• [TASK GOAL] Do not repeat pictures. Repeat exactly the lines of the listing below from its first line through the line with "c4a_hi = [160, 6130, 330]".

• [TASK DATA]
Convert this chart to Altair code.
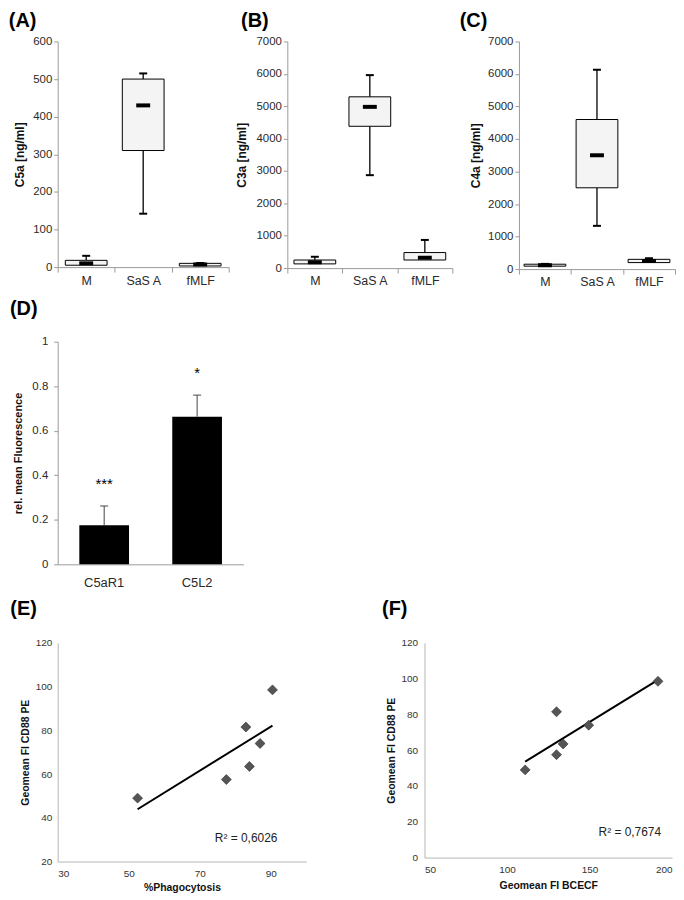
import altair as alt
import pandas as pd

FONT = "Liberation Sans"

# ---------------- data ----------------
box_cats = ["M", "SaS A", "fMLF"]

# (A) C5a [ng/ml]
c5a_lo = [5, 142, 3]
c5a_q1 = [5, 310, 3]
c5a_med = [10, 430, 7]
c5a_q3 = [18, 500, 10]
c5a_hi = [30, 515, 11]

# (B) C3a [ng/ml]
c3a_lo = [130, 2870, 250]
c3a_q1 = [130, 4380, 250]
c3a_med = [180, 4980, 320]
c3a_q3 = [250, 5290, 480]
c3a_hi = [350, 5960, 870]

# (C) C4a [ng/ml]
c4a_lo = [90, 1330, 200]
c4a_q1 = [90, 2500, 200]
c4a_med = [120, 3500, 250]
c4a_q3 = [150, 4600, 300]
c4a_hi = [160, 6130, 330]

# (D) rel. mean Fluorescence
d_cats = ["C5aR1", "C5L2"]
d_mean = [0.175, 0.663]
d_err_top = [0.262, 0.760]
d_sig = ["***", "*"]

# (E) %Phagocytosis vs Geomean FI CD88 PE
e_x = [52.5, 77.5, 83, 84, 87, 90.5]
e_y = [49, 57.5, 81.5, 63.5, 74, 98.5]
e_r2 = "R\u00b2 = 0,6026"

# (F) Geomean FI BCECF vs Geomean FI CD88 PE
f_x = [111, 130, 130, 134, 149.5, 191.5]
f_y = [49, 81.5, 57.5, 63.5, 74, 98.5]
f_r2 = "R\u00b2 = 0,7674"

AX_COL = "#9a9a9a"
LAB_COL = "#2a2a2a"


def panel_title(letter, dx, offset):
    return alt.TitleParams(letter, anchor="start", frame="bounds", dx=dx, offset=offset,
                           fontSize=20, fontWeight="bold", color="black", font=FONT)


def box_panel(letter, ytitle, lo, q1, med, q3, hi, ymax, step, w, h, tdx, toff, tpad):
    df = pd.DataFrame({"cat": box_cats, "lo": lo, "q1": q1, "med": med, "q3": q3, "hi": hi})
    x = alt.X("cat:N", sort=box_cats, title=None,
              scale=alt.Scale(paddingInner=0, paddingOuter=0),
              axis=alt.Axis(labelAngle=0, tickBand="extent", tickSize=5, labelFontSize=12.5,
                            labelPadding=2, labelColor=LAB_COL))
    ys = alt.Scale(domain=[0, ymax], nice=False, zero=True)
    ax = alt.Axis(values=list(range(0, ymax + 1, step)), format="d", tickSize=4,
                  labelPadding=2, labelFontSize=11.5, titleFontSize=12, titlePadding=tpad,
                  labelColor=LAB_COL)

    def Y(f):
        return alt.Y(f"{f}:Q", scale=ys, axis=ax, title=ytitle)

    base = alt.Chart(df).encode(x=x)
    wl = base.mark_rule(color="black", strokeWidth=1.3).encode(y=Y("lo"), y2="q1:Q")
    wh = base.mark_rule(color="black", strokeWidth=1.3).encode(y=Y("q3"), y2="hi:Q")
    box = base.mark_bar(size=42, fill="#f4f4f4", stroke="black", strokeWidth=1).encode(
        y=Y("q1"), y2="q3:Q")
    md = base.mark_tick(size=14, thickness=4, color="black", opacity=1).encode(y=Y("med"))
    ch = base.transform_filter("datum.hi > datum.q3").mark_tick(
        size=8, thickness=2, color="black", opacity=1).encode(y=Y("hi"))
    cl = base.transform_filter("datum.lo < datum.q1").mark_tick(
        size=8, thickness=2, color="black", opacity=1).encode(y=Y("lo"))
    return alt.layer(wl, wh, box, md, ch, cl).properties(
        width=w, height=h, title=panel_title(letter, tdx, toff))


A = box_panel("(A)", "C5a [ng/ml]", c5a_lo, c5a_q1, c5a_med, c5a_q3, c5a_hi,
              600, 100, 172, 227, -5, 5, 6)
B = box_panel("(B)", "C3a [ng/ml]", c3a_lo, c3a_q1, c3a_med, c3a_q3, c3a_hi,
              7000, 1000, 166, 228, 5, 5, 7)
C = box_panel("(C)", "C4a [ng/ml]", c4a_lo, c4a_q1, c4a_med, c4a_q3, c4a_hi,
              7000, 1000, 157, 229, -10, 5, 5)

# ---- (D) ----
ddf = pd.DataFrame({"cat": d_cats, "mean": d_mean, "top": d_err_top, "sig": d_sig})
dx_enc = alt.X("cat:N", sort=d_cats, title=None,
               scale=alt.Scale(paddingInner=0, paddingOuter=0),
               axis=alt.Axis(labelAngle=0, ticks=False, labelFontSize=13, labelPadding=12,
                             labelColor=LAB_COL))
d_ys = alt.Scale(domain=[0, 1], nice=False)
d_ax = alt.Axis(values=[0, 0.2, 0.4, 0.6, 0.8, 1], format="~g", tickSize=4, labelPadding=6,
                labelFontSize=11.5, titleFontSize=11, titlePadding=8, labelColor=LAB_COL)


def DY(f):
    return alt.Y(f"{f}:Q", scale=d_ys, axis=d_ax, title="rel. mean Fluorescence")


dbase = alt.Chart(ddf).encode(x=dx_enc)
d_bar = dbase.mark_bar(size=50, color="black").encode(y=DY("mean"))
d_err = dbase.mark_rule(color="#444444", strokeWidth=1).encode(y=DY("mean"), y2="top:Q")
d_cap = dbase.mark_tick(size=8, thickness=1, color="#444444", opacity=1).encode(y=DY("top"))
d_txt = dbase.mark_text(fontSize=15, baseline="alphabetic", dy=-17, color="black").encode(
    y=DY("top"), text="sig:N")
D = alt.layer(d_bar, d_err, d_cap, d_txt).properties(
    width=187, height=224, title=panel_title("(D)", -3, 17))


# ---- (E), (F) ----
def scatter_panel(letter, xs, ys_, xdom, xvals, ydom, yvals, xtitle, r2, w, h,
                  tdx, toff, ylpad, ytpad, xtpad, r2x, r2y):
    df = pd.DataFrame({"x": xs, "y": ys_})
    xsc = alt.Scale(domain=xdom, nice=False, zero=False)
    ysc = alt.Scale(domain=ydom, nice=False, zero=False)
    xax = alt.Axis(values=xvals, ticks=False, labelPadding=7, labelFontSize=10,
                   titleFontSize=10.5, titlePadding=xtpad, labelColor="#333333",
                   domainColor="#b5b5b5")
    yax = alt.Axis(values=yvals, ticks=False, labelPadding=ylpad, labelFontSize=10,
                   titleFontSize=10.5, titlePadding=ytpad, labelColor="#333333",
                   domainColor="#b5b5b5")
    X = alt.X("x:Q", scale=xsc, axis=xax, title=xtitle)
    Yq = alt.Y("y:Q", scale=ysc, axis=yax, title="Geomean FI CD88 PE")
    base = alt.Chart(df)
    line = base.transform_regression("x", "y").mark_line(color="black", strokeWidth=2).encode(
        x=X, y=Yq)
    pts = base.mark_point(shape="diamond", filled=True, size=100, fill="#555555",
                          stroke="#2a2a2a", strokeWidth=0.6, opacity=1).encode(x=X, y=Yq)
    txt = alt.Chart(pd.DataFrame({"t": [r2]})).mark_text(
        align="right", baseline="middle", fontSize=12, color="#222222").encode(
        x=alt.value(r2x), y=alt.value(r2y), text="t:N")
    return alt.layer(line, pts, txt).properties(
        width=w, height=h, title=panel_title(letter, tdx, toff))


E = scatter_panel("(E)", e_x, e_y, [30, 100], [30, 50, 70, 90], [20, 120],
                  [20, 40, 60, 80, 100, 120], "%Phagocytosis", e_r2, 250, 220,
                  -10, 19, 6, 5, 4, 221, 196)
F = scatter_panel("(F)", f_x, f_y, [50, 200], [50, 100, 150, 200], [0, 120],
                  [0, 20, 40, 60, 80, 100, 120], "Geomean FI BCECF", f_r2, 249, 216,
                  -4, 19, 7, 5, 6, 238, 190)

row1 = alt.hconcat(A, B, C, spacing=6)
row3 = alt.hconcat(E, F, spacing=76)

chart = alt.vconcat(row1, D, row3, spacing=10).properties(padding=0).configure(
    font=FONT
).configure_view(stroke=None).configure_axis(
    grid=False, domainColor=AX_COL, tickColor=AX_COL, titleFontWeight="bold",
    titleColor="#111111", labelFont=FONT, titleFont=FONT
)

chart.save("out.html", embed_options={"renderer": "svg", "actions": False})
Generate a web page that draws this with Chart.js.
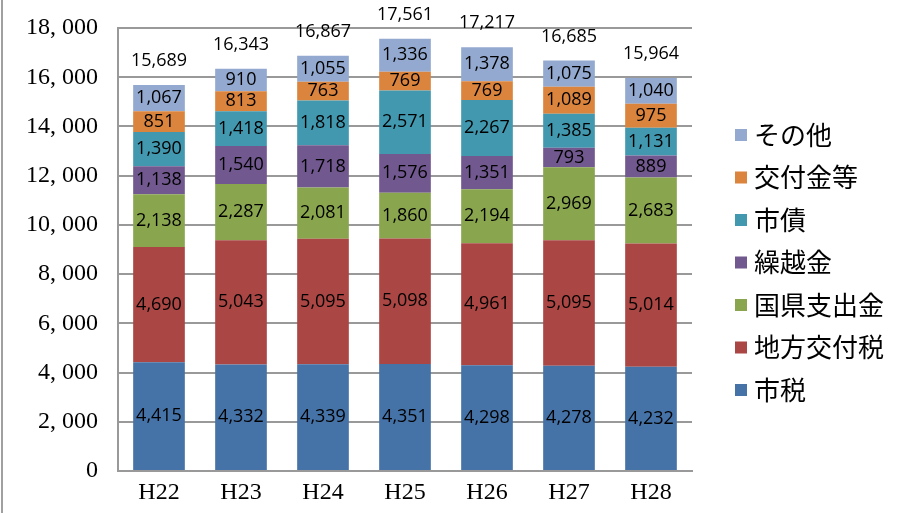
<!DOCTYPE html>
<html>
<head>
<meta charset="utf-8">
<script src="https://cdn.jsdelivr.net/npm/chart.js@4/dist/chart.umd.min.js"></script>
<style>
  html, body { margin: 0; padding: 0; background: #fff; }
  #wrap { width: 910px; height: 513px; position: relative; }
</style>
</head>
<body>
<div id="wrap"><canvas id="chart" width="910" height="513"></canvas></div>
<script>
// 歳入の内訳（百万円）
const years = ['H22', 'H23', 'H24', 'H25', 'H26', 'H27', 'H28'];

const shizei        = [4415, 4332, 4339, 4351, 4298, 4278, 4232];
const chihoKofuzei  = [4690, 5043, 5095, 5098, 4961, 5095, 5014];
const kokukenShishutsu = [2138, 2287, 2081, 1860, 2194, 2969, 2683];
const kurikoshi     = [1138, 1540, 1718, 1576, 1351, 793, 889];
const shisai        = [1390, 1418, 1818, 2571, 2267, 1385, 1131];
const kofukinTo     = [851, 813, 763, 769, 769, 1089, 975];
const sonota        = [1067, 910, 1055, 1336, 1378, 1075, 1040];

// 合計（四捨五入の関係で内訳の和と一致しない年がある）
const totals = [15689, 16343, 16867, 17561, 17217, 16685, 15964];

const yTicks = [0, 2000, 4000, 6000, 8000, 10000, 12000, 14000, 16000, 18000];

const series = [
  { label: '市税',       data: shizei,           color: '#4572A7' },
  { label: '地方交付税', data: chihoKofuzei,     color: '#AA4643' },
  { label: '国県支出金', data: kokukenShishutsu, color: '#89A54E' },
  { label: '繰越金',     data: kurikoshi,        color: '#71588F' },
  { label: '市債',       data: shisai,           color: '#4198AF' },
  { label: '交付金等',   data: kofukinTo,        color: '#DB843D' },
  { label: 'その他',     data: sonota,           color: '#93A9CF' }
];

const fmt = v => v.toLocaleString('en-US');
const numFont = "18px 'Open Sans', 'Noto Sans', sans-serif";

// segment values, totals above each bar, legend on the right
const labelsPlugin = {
  id: 'labels',
  beforeDraw(chart) {
    const ctx = chart.ctx;
    ctx.save();
    ctx.strokeStyle = '#a0a0a0';
    ctx.lineWidth = 2;
    ctx.beginPath();
    ctx.moveTo(2, 0);
    ctx.lineTo(2, chart.height);
    ctx.stroke();
    ctx.restore();
  },
  afterDatasetsDraw(chart) {
    const ctx = chart.ctx;
    ctx.save();
    ctx.font = numFont;
    ctx.fillStyle = '#000';
    ctx.textAlign = 'center';
    ctx.textBaseline = 'middle';
    chart.data.datasets.forEach((ds, di) => {
      const meta = chart.getDatasetMeta(di);
      meta.data.forEach((bar, i) => {
        ctx.fillText(fmt(ds.data[i]), bar.x, (bar.y + bar.base) / 2);
      });
    });
    const top = chart.getDatasetMeta(chart.data.datasets.length - 1);
    top.data.forEach((bar, i) => {
      ctx.fillText(fmt(totals[i]), bar.x, bar.y - 24);
    });

    // legend, top item is the last series
    ctx.textAlign = 'left';
    ctx.font = "26px 'Noto Sans CJK JP', sans-serif";
    const n = chart.data.datasets.length;
    const x0 = 735, y0 = 135, step = 42.5;
    for (let k = 0; k < n; k++) {
      const ds = chart.data.datasets[n - 1 - k];
      const y = y0 + k * step;
      ctx.fillStyle = ds.backgroundColor;
      ctx.fillRect(x0, y - 6, 12, 12);
      ctx.fillStyle = '#000';
      ctx.fillText(ds.label, x0 + 19, y);
    }
    ctx.restore();
  }
};

new Chart(document.getElementById('chart'), {
  type: 'bar',
  data: {
    labels: years,
    datasets: series.map(s => ({
      label: s.label,
      data: s.data,
      backgroundColor: s.color,
      borderWidth: 0,
      barPercentage: 0.63,
      categoryPercentage: 1
    }))
  },
  options: {
    responsive: false,
    animation: false,
    layout: { padding: { left: 0, right: 218, top: 28, bottom: 0 } },
    plugins: {
      legend: { display: false },
      tooltip: { enabled: false }
    },
    scales: {
      x: {
        stacked: true,
        grid: { display: false, drawTicks: false },
        border: { display: true, color: '#999', width: 2 },
        ticks: {
          padding: 7,
          color: '#000',
          font: { family: "'Liberation Serif', serif", size: 24 }
        },
        afterFit(scale) { scale.height = 42; }
      },
      y: {
        stacked: true,
        min: 0,
        max: 18000,
        afterBuildTicks(scale) { scale.ticks = yTicks.map(v => ({ value: v })); },
        grid: { color: '#999', lineWidth: 2, drawTicks: false },
        border: { display: true, color: '#999', width: 2 },
        ticks: {
          padding: 20,
          color: '#000',
          font: { family: "'Liberation Serif', serif", size: 24 },
          callback: v => fmt(v).replace(',', ', ')
        },
        afterFit(scale) {
          scale.width = 118;
          scale.paddingTop = 0;
          scale.paddingBottom = 0;
        }
      }
    }
  },
  plugins: [labelsPlugin]
});
</script>
</body>
</html>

• [THE ANSWER]
Convert this chart to Altair code.
import altair as alt
import pandas as pd

FONT = "Liberation Sans"

# ---------------- data ----------------
box_cats = ["M", "SaS A", "fMLF"]

# (A) C5a [ng/ml]
c5a_lo = [5, 142, 3]
c5a_q1 = [5, 310, 3]
c5a_med = [10, 430, 7]
c5a_q3 = [18, 500, 10]
c5a_hi = [30, 515, 11]

# (B) C3a [ng/ml]
c3a_lo = [130, 2870, 250]
c3a_q1 = [130, 4380, 250]
c3a_med = [180, 4980, 320]
c3a_q3 = [250, 5290, 480]
c3a_hi = [350, 5960, 870]

# (C) C4a [ng/ml]
c4a_lo = [90, 1330, 200]
c4a_q1 = [90, 2500, 200]
c4a_med = [120, 3500, 250]
c4a_q3 = [150, 4600, 300]
c4a_hi = [160, 6130, 330]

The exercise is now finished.